Enter desalination, or the process of removing salt from water to create a seemingly endless supply of drinking water.

There's no question that the idea of a drought-proof supply of drinking water is a tantalizing one, especially in water-challenged areas. But, as most of us learn pretty early in life, nothing comes for free.

The process of converting salt water to drinking water is highly energy-intensive. In San Diego it takes eight times more electricity to produce about 325,000 gallons of water through desalination than it takes to pump the same amount of groundwater. Because desalinated water is so energy-dependent, water customers are vulnerable to rises in energy costs.

This is where desalination stumbles its way into the "energy-water nexus." In short, generating electricity requires a lot of water, while treating and moving water requires a lot of electricity. Desalination does not help to ease the burden of these interconnected demands, in fact it makes the situation worse.

Consider the added demand from a new desalination plant on the electric grid -- a grid fed by power plants that also require a tremendous amount of water for cooling. In other words, we're creating drinking water for one water-starved location using massive amounts of electricity generated with massive amounts of water somewhere else. Such a scenario raises an obvious question -- Does this make good sense?

Another problem is that desalinated water can bring contaminants from its source into the drinking water, through a desalination plant's treatment processes and through the distribution of the water. Such contaminants, like chlorine, boron and bromides, will ultimately require more regulatory oversight and, potentially, more energy-intensive treatment to make the water safe.

Desalination also damages coastal ecosystems. The Surfrider Foundation recently filed a lawsuit against the San Diego Regional Water Quality Control Board, challenging a permit that gives the backers of a planned desalination facility the green light to withdraw 300 million gallons of seawater a day. As the plant withdraws water, it would also suck in and destroy millions of fish eggs and other forms of marine life every year.

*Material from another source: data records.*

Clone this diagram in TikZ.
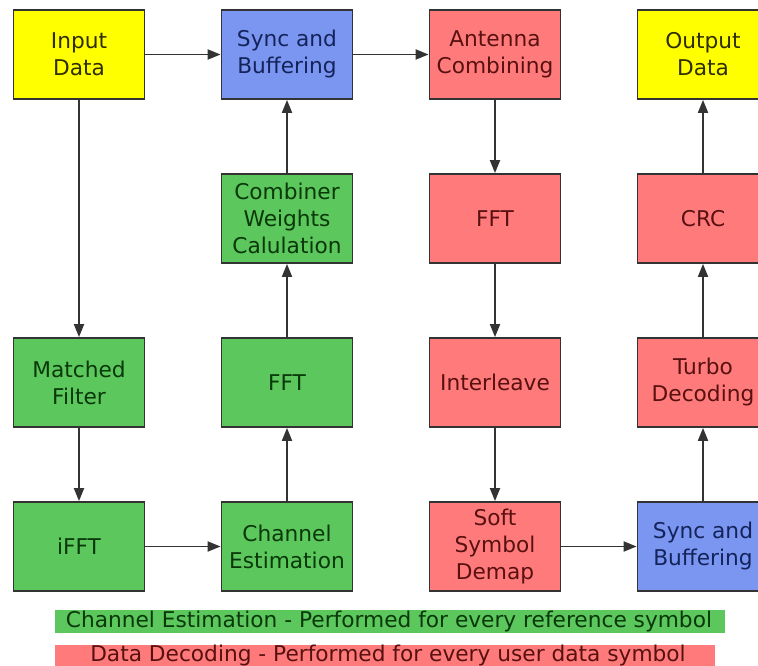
\documentclass[tikz,border=0pt]{standalone}
\usepackage{fontspec}
\setmainfont{DejaVu Sans}
\usetikzlibrary{arrows.meta}
\definecolor{cyel}{HTML}{FFFF00}
\definecolor{cblue}{HTML}{7B96F0}
\definecolor{cgreen}{HTML}{5CC75C}
\definecolor{cred}{HTML}{FF7B7B}
\definecolor{tyel}{HTML}{2E2E00}
\definecolor{tblue}{HTML}{14245A}
\definecolor{tgreen}{HTML}{0A380A}
\definecolor{tred}{HTML}{581010}
\definecolor{edge}{HTML}{333333}
\tikzset{
  box/.style={draw=edge, line width=1.8pt, minimum width=131pt, minimum height=89pt,
    inner sep=0pt, align=center, font=\fontsize{21.7}{27}\selectfont},
  ybox/.style={box, fill=cyel, text=tyel},
  bbox/.style={box, fill=cblue, text=tblue},
  gbox/.style={box, fill=cgreen, text=tgreen},
  rbox/.style={box, fill=cred, text=tred},
  conn/.style={draw=edge, line width=1.9pt, -{Triangle[length=13pt,width=10pt]}},
  legend/.style={inner sep=0pt, font=\fontsize{21.7}{27}\selectfont}
}
\begin{document}
\begin{tikzpicture}[x=1pt,y=-1pt]
\useasboundingbox (0,0) rectangle (758,666);
\clip (0,0) rectangle (758,666);
\fill[white] (0,0) rectangle (758,666);
% column 1
\node[ybox] (in) at (79,54.5) {Input\\Data};
\node[gbox] (mf) at (79,382.5) {Matched\\Filter};
\node[gbox] (ifft) at (79,546.5) {iFFT};
% column 2
\node[bbox] (sync1) at (287,54.5) {Sync and\\Buffering};
\node[gbox] (cw) at (287,218.5) {Combiner\\Weights\\Calulation};
\node[gbox] (fft1) at (287,382.5) {FFT};
\node[gbox] (ce) at (287,546.5) {Channel\\Estimation};
% column 3
\node[rbox] (ac) at (495,54.5) {Antenna\\Combining};
\node[rbox] (fft2) at (495,218.5) {FFT};
\node[rbox] (il) at (495,382.5) {Interleave};
\node[rbox] (ssd) at (495,546.5) {Soft\\Symbol\\Demap};
% column 4
\node[ybox] (out) at (703,54.5) {Output\\Data};
\node[rbox] (crc) at (703,218.5) {CRC};
\node[rbox] (td) at (703,382.5) {Turbo\\Decoding};
\node[bbox] (sync2) at (703,546.5) {Sync and\\Buffering};
% connectors
\draw[conn] (in) -- (sync1);
\draw[conn] (sync1) -- (ac);
\draw[conn] (in) -- (mf);
\draw[conn] (mf) -- (ifft);
\draw[conn] (ifft) -- (ce);
\draw[conn] (ce) -- (fft1);
\draw[conn] (fft1) -- (cw);
\draw[conn] (cw) -- (sync1);
\draw[conn] (ac) -- (fft2);
\draw[conn] (fft2) -- (il);
\draw[conn] (il) -- (ssd);
\draw[conn] (ssd) -- (sync2);
\draw[conn] (sync2) -- (td);
\draw[conn] (td) -- (crc);
\draw[conn] (crc) -- (out);
% legend
\fill[cgreen] (55,610) rectangle (725,633);
\node[legend, text=tgreen] (lg) at (389,621.5) {Channel Estimation - Performed for every reference symbol};
\fill[cred] (55,645) rectangle (715,668);
\node[legend, text=tred] (lr) at (388,656) {Data Decoding - Performed for every user data symbol};
\end{tikzpicture}
\end{document}
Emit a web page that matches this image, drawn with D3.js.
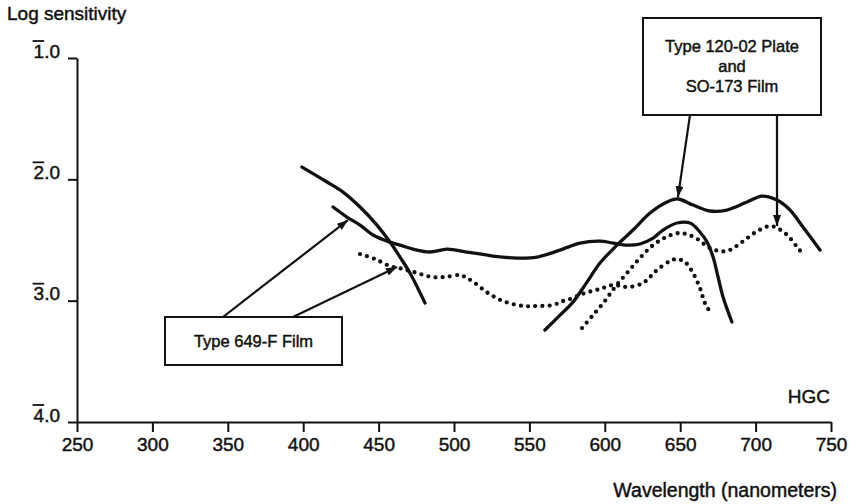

So what's the better option? Conservation and infrastructure upgrades. I know, I know -- boring. Where's the cool new technology? Where's the new industrial facility that seems to shout out "The solution is here!"?

But what water conservation programs may lack in glamor, they make up for in long-term cost savings, safety and reliability. The Pacific Institute found that California could save fully one-third of its water use through conservation programs, and 85 percent of this water could be saved at costs lower than the cost of tapping into new sources.

As the Pacific Institute analysts wisely concluded: Is desalination the ultimate solution to our water problems? No. Is it likely to be a piece of our water management puzzle? Yes. There are 40 desalination projects at various stages of development throughout the United States, and just a handful of large-scale, currently operating plants -- some with a checkered history - so the desalination discussion is just beginning.

In certain locations, more advanced desalination technologies powered by their own renewable energy source could be a tremendous asset. But, for most of the country, we'd get a far greater bang for the buck, and far less damage to the environment, by conserving and reusing water and repairing those leaky pipes.